Sorted and graded tiled cartilage tissue images are fed to the image classification models as the training dataset. Credit: Sourabh Ghosh

Deep-learning models can be used to grade the extent and severity of osteoarthritis in the knee1. The disease occurs when cartilage cushioning the ends of bones in the knee joint gradually wears down.

The models can decode hidden features of the disease in histology images and will aid clinicians in assessing cartilage damage, says a team at the Indian Institute of Technology Delhi.

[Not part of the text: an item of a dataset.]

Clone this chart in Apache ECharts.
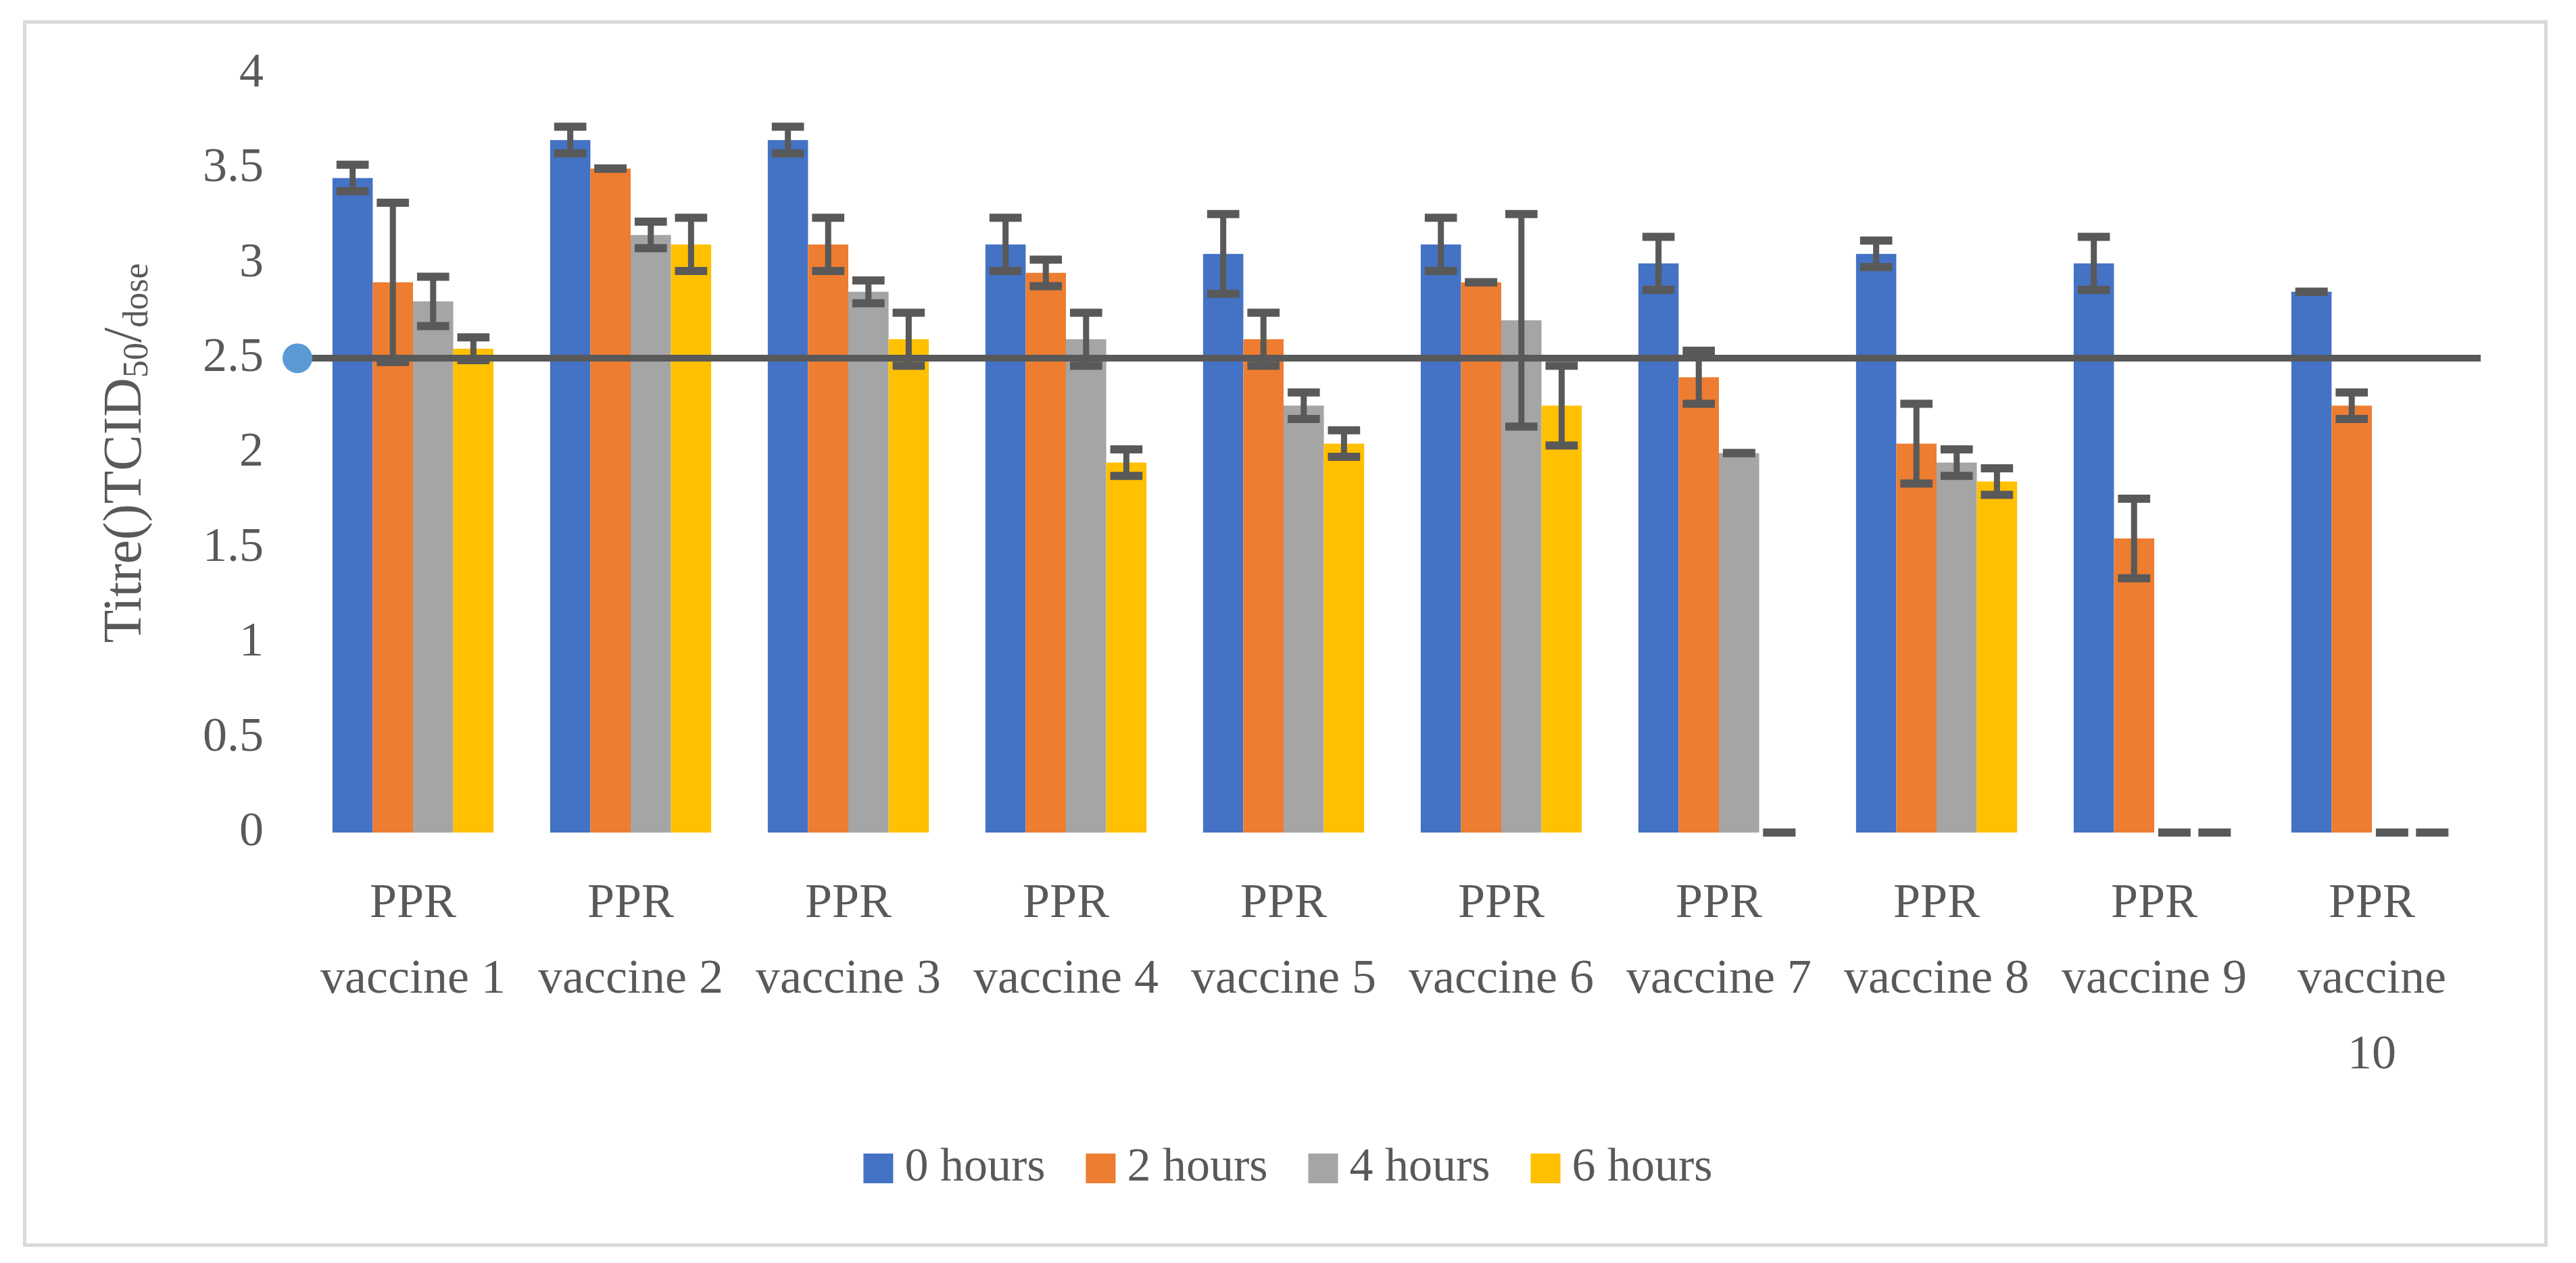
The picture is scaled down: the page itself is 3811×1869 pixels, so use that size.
<!DOCTYPE html>
<html>
<head>
<meta charset="utf-8">
<script src="https://cdn.jsdelivr.net/npm/echarts@6/dist/echarts.min.js"></script>
<style>html,body{margin:0;padding:0;background:#fff}#chart{width:3811px;height:1869px}</style>
</head>
<body>
<div id="chart"></div>
<script>
var categories = ['PPR\nvaccine 1', 'PPR\nvaccine 2', 'PPR\nvaccine 3', 'PPR\nvaccine 4', 'PPR\nvaccine 5',
    'PPR\nvaccine 6', 'PPR\nvaccine 7', 'PPR\nvaccine 8', 'PPR\nvaccine 9', 'PPR\nvaccine\n10'];
var seriesNames = ['0 hours', '2 hours', '4 hours', '6 hours'];
var colors = ['#4472C4', '#ED7D31', '#A5A5A5', '#FFC000'];
var h0 = [3.45, 3.65, 3.65, 3.1, 3.05, 3.1, 3.0, 3.05, 3.0, 2.85];
var h2 = [2.9, 3.5, 3.1, 2.95, 2.6, 2.9, 2.4, 2.05, 1.55, 2.25];
var h4 = [2.8, 3.15, 2.85, 2.6, 2.25, 2.7, 2.0, 1.95, 0, 0];
var h6 = [2.55, 3.1, 2.6, 1.95, 2.05, 2.25, 0, 1.85, 0, 0];
var e0 = [0.07, 0.07, 0.07, 0.14, 0.21, 0.14, 0.14, 0.07, 0.14, 0];
var e2 = [0.42, 0, 0.14, 0.07, 0.14, 0, 0.14, 0.21, 0.21, 0.07];
var e4 = [0.13, 0.07, 0.06, 0.14, 0.07, 0.56, 0, 0.07, 0, 0];
var e6 = [0.06, 0.14, 0.14, 0.07, 0.07, 0.21, 0, 0.07, 0, 0];
var threshold = 2.5;
var yTicks = [0, 0.5, 1, 1.5, 2, 2.5, 3, 3.5, 4];

var values = [h0, h2, h4, h6];
var errors = [e0, e2, e4, e6];
var gapPct = 0.26;
var font = 'Liberation Serif';
var textColor = '#595959';

var myChart = echarts.init(document.getElementById('chart'));

var series = [];
values.forEach(function (vals, i) {
    var s = {
        name: seriesNames[i],
        type: 'bar',
        data: vals,
        itemStyle: {color: colors[i]},
        barGap: '0%',
        barCategoryGap: (gapPct * 100) + '%'
    };
    if (i === 0) {
        s.markLine = {
            silent: true,
            symbol: 'none',
            label: {show: false},
            lineStyle: {color: textColor, width: 10, type: 'solid'},
            data: [{yAxis: threshold}]
        };
    }
    series.push(s);
});

errors.forEach(function (errs, i) {
    series.push({
        type: 'custom',
        silent: true,
        z: 5,
        data: errs.map(function (e, k) { return [k, values[i][k], e]; }),
        renderItem: function (params, api) {
            var k = api.value(0), v = api.value(1), e = api.value(2);
            var catW = api.size([1, 0])[0];
            var barW = catW * (1 - gapPct) / 4;
            var c = api.coord([k, v]);
            var x = c[0] + (i - 1.5) * barW;
            var top = api.coord([k, v + e])[1];
            var bot = api.coord([k, v - e])[1];
            var cap = barW * 0.8;
            var st = {stroke: textColor, lineWidth: 9};
            var capSt = {stroke: textColor, lineWidth: 12};
            return {
                type: 'group',
                children: [
                    {type: 'line', shape: {x1: x, y1: top, x2: x, y2: bot}, style: st},
                    {type: 'line', shape: {x1: x - cap / 2, y1: top, x2: x + cap / 2, y2: top}, style: capSt},
                    {type: 'line', shape: {x1: x - cap / 2, y1: bot, x2: x + cap / 2, y2: bot}, style: capSt}
                ]
            };
        }
    });
});

// blue dot at the start of the threshold line
series.push({
    type: 'custom',
    silent: true,
    z: 6,
    clip: false,
    data: [[0, threshold]],
    renderItem: function (params, api) {
        var c = api.coord([api.value(0), api.value(1)]);
        var catW = api.size([1, 0])[0];
        return {
            type: 'circle',
            shape: {cx: c[0] - catW / 2 - 10, cy: c[1], r: 22},
            style: {fill: '#5B9BD5'}
        };
    }
});

var option = {
    animation: false,
    textStyle: {fontFamily: font},
    graphic: [{
        type: 'rect', left: 34, top: 30,
        shape: {width: 3730, height: 1810},
        style: {fill: 'none', stroke: '#d9d9d9', lineWidth: 5}
    }],
    legend: {
        data: seriesNames,
        bottom: 100,
        itemWidth: 44, itemHeight: 44, itemGap: 60,
        icon: 'rect',
        textStyle: {fontFamily: font, fontSize: 70, color: textColor, padding: [0, 0, 0, 12]}
    },
    grid: {left: 450, right: 141, top: 109, bottom: 637},
    xAxis: {
        type: 'category',
        data: categories,
        axisLine: {show: false},
        axisTick: {show: false},
        axisLabel: {fontFamily: font, fontSize: 72, color: textColor, lineHeight: 112, margin: 50, interval: 0}
    },
    yAxis: {
        type: 'value',
        min: yTicks[0], max: yTicks[yTicks.length - 1], interval: 0.5,
        splitLine: {show: false},
        axisLine: {show: false},
        axisTick: {show: false},
        axisLabel: {fontFamily: font, fontSize: 72, color: textColor, margin: 60},
        name: 'Titre()TCID{sub|50}/{sub|dose}',
        nameLocation: 'middle',
        nameGap: 220,
        nameTextStyle: {
            fontFamily: font, fontSize: 80, color: textColor,
            rich: {sub: {fontFamily: font, fontSize: 52, color: textColor, padding: [34, 0, 0, 0]}}
        }
    },
    series: series
};
myChart.setOption(option);
</script>
</body>
</html>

Pathologists manually grade osteoarthritis-related histology images. This process is cumbersome and prone to error. Scientists, led by Sourabh Ghosh, trained four deep-learning models to grade histology images depending on three parameters – staining intensity, cell distribution and arrangement, and cell morphology.

The team, which included Raju Vaishya at the Indraprastha Apollo Hospital in New Delhi, say these parameters led to a scoring system ranging from 0 to 9. This can be further divided into four grades – 0 to 4 – where 0 indicates a healthy cartilage and 4 reveals a severely damaged cartilage.

Of the models, DenseNet121 is the most efficient, yielding a grading accuracy of 84%. Another model, ResNet50, showed an accuracy of 81%.

These models could outperform and replace human-supervised analysis, eliminating its ambiguity in grading cartilage damage, says Ghosh.